What you should do: Drop every picture. Then return, exactly, the lines from the beginning of the listing below through the one containing "from bokeh.resources import INLINE".

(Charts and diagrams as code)
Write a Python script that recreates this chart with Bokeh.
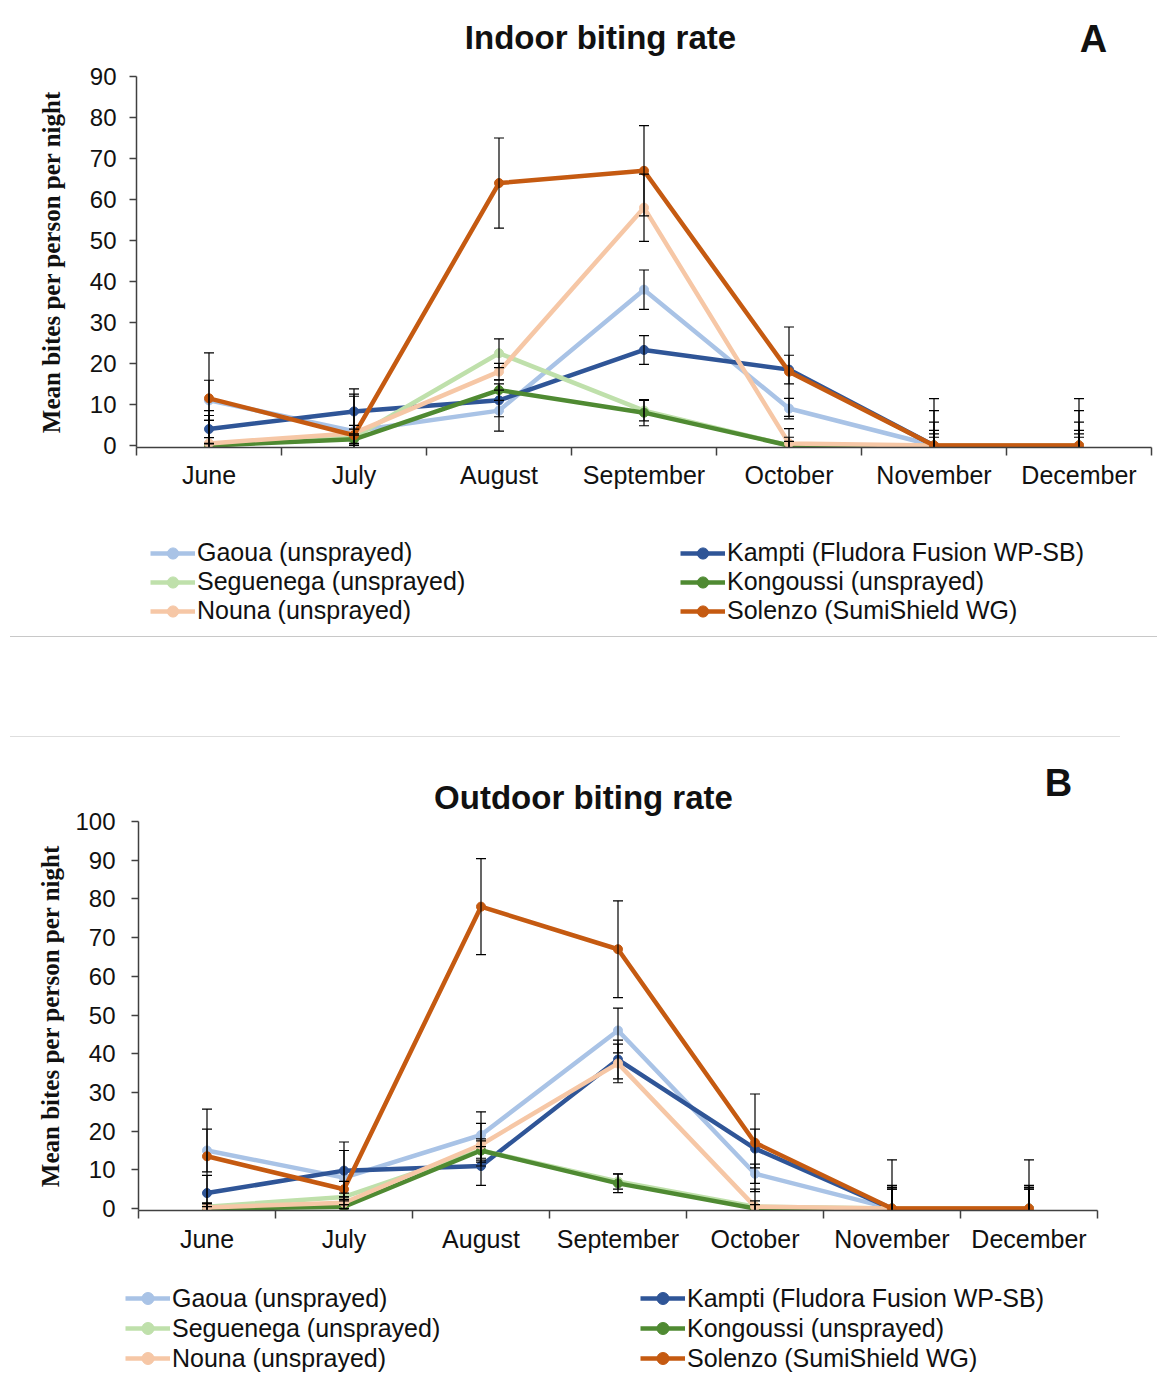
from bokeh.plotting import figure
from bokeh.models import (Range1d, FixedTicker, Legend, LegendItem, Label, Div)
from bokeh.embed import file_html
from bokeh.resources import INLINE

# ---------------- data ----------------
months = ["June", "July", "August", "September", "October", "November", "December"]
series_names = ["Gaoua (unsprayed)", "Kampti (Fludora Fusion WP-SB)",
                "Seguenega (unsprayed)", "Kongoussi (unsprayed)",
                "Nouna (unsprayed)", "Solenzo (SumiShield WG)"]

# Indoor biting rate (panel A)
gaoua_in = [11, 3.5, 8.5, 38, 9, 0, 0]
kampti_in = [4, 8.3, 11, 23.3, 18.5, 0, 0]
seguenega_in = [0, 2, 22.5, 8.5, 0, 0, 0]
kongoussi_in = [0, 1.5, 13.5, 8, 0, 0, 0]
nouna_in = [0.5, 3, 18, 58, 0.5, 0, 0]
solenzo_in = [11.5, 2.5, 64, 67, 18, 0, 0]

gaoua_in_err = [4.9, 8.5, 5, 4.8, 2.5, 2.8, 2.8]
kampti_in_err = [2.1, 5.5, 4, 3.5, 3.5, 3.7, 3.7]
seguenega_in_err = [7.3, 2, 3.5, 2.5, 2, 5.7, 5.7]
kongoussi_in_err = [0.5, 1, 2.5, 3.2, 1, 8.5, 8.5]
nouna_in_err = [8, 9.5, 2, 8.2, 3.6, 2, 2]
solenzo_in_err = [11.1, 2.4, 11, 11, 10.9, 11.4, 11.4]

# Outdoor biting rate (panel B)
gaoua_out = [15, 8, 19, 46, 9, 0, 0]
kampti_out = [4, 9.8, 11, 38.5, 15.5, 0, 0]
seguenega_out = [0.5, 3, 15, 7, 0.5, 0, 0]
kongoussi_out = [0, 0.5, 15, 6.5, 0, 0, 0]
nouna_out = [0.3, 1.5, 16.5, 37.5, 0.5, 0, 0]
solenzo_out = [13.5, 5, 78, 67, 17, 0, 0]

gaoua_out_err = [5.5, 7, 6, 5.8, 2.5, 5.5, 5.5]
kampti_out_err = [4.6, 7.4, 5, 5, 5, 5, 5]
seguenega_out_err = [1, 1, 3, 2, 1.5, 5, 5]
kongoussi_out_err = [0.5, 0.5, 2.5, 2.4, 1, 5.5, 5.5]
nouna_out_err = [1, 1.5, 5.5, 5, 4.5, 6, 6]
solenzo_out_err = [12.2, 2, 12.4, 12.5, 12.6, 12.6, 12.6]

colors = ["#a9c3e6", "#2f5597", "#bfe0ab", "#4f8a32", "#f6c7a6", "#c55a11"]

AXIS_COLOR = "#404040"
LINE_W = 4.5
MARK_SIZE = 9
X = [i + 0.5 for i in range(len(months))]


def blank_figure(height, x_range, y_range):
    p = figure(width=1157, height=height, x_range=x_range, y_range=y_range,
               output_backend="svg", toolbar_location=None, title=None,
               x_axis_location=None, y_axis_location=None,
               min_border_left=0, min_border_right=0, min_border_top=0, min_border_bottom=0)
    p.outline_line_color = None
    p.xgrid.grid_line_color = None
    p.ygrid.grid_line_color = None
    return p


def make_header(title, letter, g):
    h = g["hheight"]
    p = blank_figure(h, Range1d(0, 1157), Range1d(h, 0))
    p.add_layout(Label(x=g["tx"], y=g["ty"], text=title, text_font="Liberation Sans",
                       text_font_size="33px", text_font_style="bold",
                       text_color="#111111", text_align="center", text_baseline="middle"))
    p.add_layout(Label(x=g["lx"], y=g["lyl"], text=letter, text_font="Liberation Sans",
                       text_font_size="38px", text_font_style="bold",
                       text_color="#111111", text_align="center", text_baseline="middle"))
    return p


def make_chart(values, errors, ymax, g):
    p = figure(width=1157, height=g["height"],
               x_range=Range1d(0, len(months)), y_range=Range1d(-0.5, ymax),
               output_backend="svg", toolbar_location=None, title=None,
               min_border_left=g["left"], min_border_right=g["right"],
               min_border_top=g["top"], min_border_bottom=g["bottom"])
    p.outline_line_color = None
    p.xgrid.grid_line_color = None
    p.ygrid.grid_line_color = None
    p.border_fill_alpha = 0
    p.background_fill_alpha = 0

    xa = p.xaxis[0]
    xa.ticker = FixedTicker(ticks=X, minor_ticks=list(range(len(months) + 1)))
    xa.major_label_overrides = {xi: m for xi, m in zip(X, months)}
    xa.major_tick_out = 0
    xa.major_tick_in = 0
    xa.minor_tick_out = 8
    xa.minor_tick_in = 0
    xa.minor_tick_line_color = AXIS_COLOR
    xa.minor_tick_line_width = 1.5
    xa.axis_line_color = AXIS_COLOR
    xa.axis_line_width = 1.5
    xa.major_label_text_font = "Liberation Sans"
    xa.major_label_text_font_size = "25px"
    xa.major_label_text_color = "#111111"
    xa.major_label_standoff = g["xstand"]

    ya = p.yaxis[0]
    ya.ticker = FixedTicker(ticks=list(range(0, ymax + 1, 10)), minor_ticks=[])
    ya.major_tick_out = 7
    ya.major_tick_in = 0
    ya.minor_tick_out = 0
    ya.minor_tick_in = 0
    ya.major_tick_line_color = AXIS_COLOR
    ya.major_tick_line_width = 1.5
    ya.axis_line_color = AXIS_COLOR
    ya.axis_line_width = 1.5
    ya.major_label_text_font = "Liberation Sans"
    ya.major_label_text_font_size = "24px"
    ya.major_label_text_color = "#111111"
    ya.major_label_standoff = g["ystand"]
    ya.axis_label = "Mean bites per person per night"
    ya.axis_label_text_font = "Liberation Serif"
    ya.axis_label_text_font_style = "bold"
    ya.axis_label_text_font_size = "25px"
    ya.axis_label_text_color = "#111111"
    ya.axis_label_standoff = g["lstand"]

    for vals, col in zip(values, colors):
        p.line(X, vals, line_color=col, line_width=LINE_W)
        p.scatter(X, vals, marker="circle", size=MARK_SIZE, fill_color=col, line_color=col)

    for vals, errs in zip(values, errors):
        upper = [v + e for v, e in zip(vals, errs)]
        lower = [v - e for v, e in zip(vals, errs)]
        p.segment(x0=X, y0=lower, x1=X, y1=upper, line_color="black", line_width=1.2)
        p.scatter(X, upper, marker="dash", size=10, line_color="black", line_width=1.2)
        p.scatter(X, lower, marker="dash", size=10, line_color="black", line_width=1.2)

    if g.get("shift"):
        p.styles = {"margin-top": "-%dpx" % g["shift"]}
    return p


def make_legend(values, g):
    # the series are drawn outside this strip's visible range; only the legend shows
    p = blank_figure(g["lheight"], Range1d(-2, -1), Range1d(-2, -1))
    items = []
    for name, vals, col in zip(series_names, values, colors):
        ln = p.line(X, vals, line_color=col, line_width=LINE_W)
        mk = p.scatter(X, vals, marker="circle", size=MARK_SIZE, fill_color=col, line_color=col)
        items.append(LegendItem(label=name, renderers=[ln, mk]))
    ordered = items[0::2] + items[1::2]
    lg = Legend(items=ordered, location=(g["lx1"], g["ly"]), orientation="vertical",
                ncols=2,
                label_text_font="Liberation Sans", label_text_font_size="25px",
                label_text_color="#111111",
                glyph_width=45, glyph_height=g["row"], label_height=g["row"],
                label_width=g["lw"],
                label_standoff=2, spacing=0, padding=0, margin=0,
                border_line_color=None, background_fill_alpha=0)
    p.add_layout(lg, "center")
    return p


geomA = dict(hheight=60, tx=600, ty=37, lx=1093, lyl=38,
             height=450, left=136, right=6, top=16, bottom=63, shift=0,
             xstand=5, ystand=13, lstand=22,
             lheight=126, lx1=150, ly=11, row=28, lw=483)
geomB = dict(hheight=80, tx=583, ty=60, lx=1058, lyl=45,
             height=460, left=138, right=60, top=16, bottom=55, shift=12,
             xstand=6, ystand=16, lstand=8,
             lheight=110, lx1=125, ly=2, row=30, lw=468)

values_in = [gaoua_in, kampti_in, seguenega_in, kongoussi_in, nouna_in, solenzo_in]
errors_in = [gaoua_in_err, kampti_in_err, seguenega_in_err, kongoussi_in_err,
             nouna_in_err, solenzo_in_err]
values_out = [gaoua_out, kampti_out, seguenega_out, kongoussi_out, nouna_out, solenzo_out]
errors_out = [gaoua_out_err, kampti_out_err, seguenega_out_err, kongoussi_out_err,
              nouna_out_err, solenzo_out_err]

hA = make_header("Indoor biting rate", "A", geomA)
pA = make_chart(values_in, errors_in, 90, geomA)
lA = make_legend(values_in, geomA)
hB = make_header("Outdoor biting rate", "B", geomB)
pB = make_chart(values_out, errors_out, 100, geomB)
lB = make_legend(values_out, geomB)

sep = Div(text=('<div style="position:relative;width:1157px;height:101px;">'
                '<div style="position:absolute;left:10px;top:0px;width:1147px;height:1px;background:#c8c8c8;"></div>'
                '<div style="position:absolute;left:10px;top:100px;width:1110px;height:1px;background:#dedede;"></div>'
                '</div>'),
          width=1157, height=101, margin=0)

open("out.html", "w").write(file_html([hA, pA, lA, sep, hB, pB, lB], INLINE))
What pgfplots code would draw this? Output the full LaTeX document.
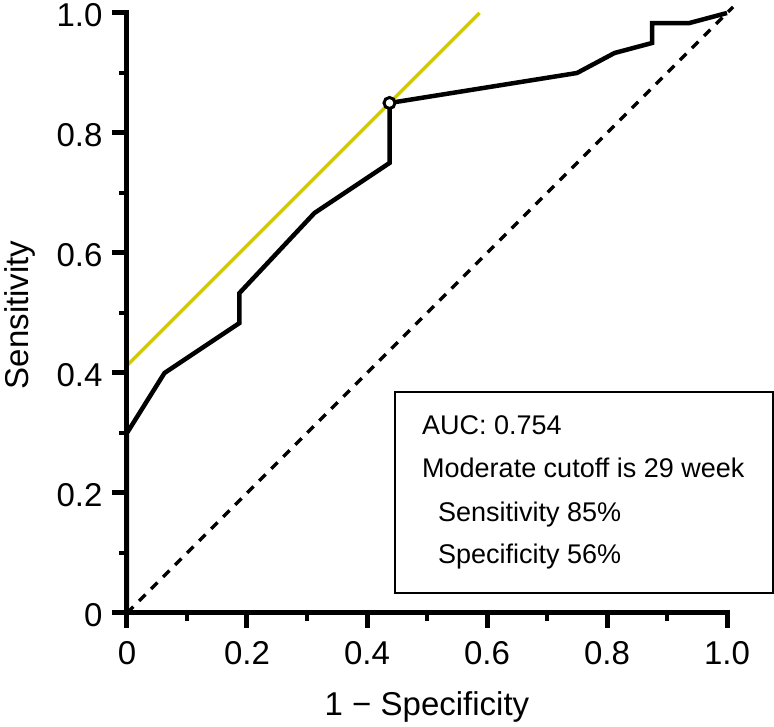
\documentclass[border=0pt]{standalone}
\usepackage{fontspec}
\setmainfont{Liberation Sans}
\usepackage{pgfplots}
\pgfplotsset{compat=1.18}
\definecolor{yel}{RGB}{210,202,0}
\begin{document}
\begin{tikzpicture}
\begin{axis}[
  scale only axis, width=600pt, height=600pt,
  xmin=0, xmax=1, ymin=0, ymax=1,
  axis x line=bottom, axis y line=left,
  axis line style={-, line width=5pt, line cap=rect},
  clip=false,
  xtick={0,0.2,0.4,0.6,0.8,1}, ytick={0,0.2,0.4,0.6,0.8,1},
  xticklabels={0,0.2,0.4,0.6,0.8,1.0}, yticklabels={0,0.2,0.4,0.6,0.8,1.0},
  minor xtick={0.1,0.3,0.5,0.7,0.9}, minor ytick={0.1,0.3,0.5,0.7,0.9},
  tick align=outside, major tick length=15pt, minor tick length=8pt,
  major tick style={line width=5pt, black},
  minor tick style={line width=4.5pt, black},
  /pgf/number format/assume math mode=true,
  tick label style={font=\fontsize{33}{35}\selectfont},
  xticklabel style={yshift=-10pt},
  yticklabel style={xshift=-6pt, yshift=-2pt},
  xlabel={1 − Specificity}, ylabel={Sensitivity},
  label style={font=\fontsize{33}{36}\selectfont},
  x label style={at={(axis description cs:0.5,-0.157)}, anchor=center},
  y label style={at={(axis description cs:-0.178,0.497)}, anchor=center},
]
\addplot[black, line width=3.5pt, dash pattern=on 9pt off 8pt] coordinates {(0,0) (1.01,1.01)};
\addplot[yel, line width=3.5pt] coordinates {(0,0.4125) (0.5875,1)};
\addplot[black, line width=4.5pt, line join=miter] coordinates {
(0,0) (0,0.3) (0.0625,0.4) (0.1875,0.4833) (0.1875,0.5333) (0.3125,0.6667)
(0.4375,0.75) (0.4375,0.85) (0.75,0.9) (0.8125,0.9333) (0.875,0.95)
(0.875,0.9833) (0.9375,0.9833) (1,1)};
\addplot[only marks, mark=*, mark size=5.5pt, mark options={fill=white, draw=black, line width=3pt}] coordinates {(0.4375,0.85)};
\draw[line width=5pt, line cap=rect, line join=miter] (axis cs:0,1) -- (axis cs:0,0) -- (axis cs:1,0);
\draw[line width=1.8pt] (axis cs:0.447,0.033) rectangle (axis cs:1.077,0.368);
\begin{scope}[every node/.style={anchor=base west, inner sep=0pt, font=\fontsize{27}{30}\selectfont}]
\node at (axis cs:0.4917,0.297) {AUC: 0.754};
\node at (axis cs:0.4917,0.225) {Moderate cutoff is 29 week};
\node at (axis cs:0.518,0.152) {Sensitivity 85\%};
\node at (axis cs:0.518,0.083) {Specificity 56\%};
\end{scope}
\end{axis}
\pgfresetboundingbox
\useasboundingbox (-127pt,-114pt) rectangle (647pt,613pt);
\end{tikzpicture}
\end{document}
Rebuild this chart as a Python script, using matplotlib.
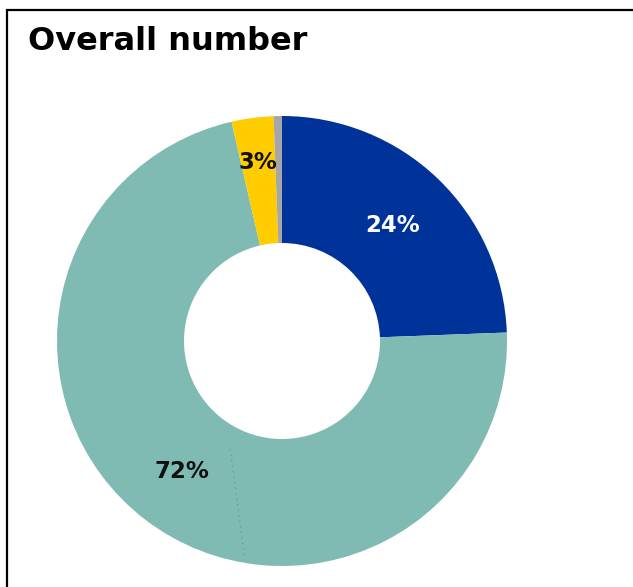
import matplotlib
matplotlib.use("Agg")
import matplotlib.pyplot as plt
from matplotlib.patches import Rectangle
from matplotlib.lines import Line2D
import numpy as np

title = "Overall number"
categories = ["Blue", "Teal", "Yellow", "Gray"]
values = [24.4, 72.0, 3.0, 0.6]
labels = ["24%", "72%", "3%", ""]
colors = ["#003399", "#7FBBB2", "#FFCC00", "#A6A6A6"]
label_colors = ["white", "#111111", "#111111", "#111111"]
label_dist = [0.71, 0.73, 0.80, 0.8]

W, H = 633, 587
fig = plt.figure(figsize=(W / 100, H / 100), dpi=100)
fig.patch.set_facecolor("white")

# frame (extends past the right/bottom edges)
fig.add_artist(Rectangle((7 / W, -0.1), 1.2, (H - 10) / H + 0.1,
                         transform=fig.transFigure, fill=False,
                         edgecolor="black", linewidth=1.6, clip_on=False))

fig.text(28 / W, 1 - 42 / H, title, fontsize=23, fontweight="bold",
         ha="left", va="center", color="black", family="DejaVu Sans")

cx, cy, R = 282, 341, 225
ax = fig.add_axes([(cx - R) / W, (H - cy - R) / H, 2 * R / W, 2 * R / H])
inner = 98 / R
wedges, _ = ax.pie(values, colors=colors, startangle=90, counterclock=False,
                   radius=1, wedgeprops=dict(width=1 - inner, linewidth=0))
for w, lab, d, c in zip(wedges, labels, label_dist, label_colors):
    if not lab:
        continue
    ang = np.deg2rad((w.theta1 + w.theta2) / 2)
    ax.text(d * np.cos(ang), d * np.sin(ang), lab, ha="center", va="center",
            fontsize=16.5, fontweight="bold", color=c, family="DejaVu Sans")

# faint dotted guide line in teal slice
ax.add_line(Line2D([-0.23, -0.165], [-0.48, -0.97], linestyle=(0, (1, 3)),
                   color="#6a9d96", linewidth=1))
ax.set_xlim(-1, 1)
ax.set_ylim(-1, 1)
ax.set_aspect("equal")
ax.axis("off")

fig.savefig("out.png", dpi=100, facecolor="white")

Exercise answer:
Write a Python script that recreates this chart with Bokeh.
from bokeh.plotting import figure
from bokeh.models import (Range1d, FixedTicker, Legend, LegendItem, Label, Div)
from bokeh.embed import file_html
from bokeh.resources import INLINE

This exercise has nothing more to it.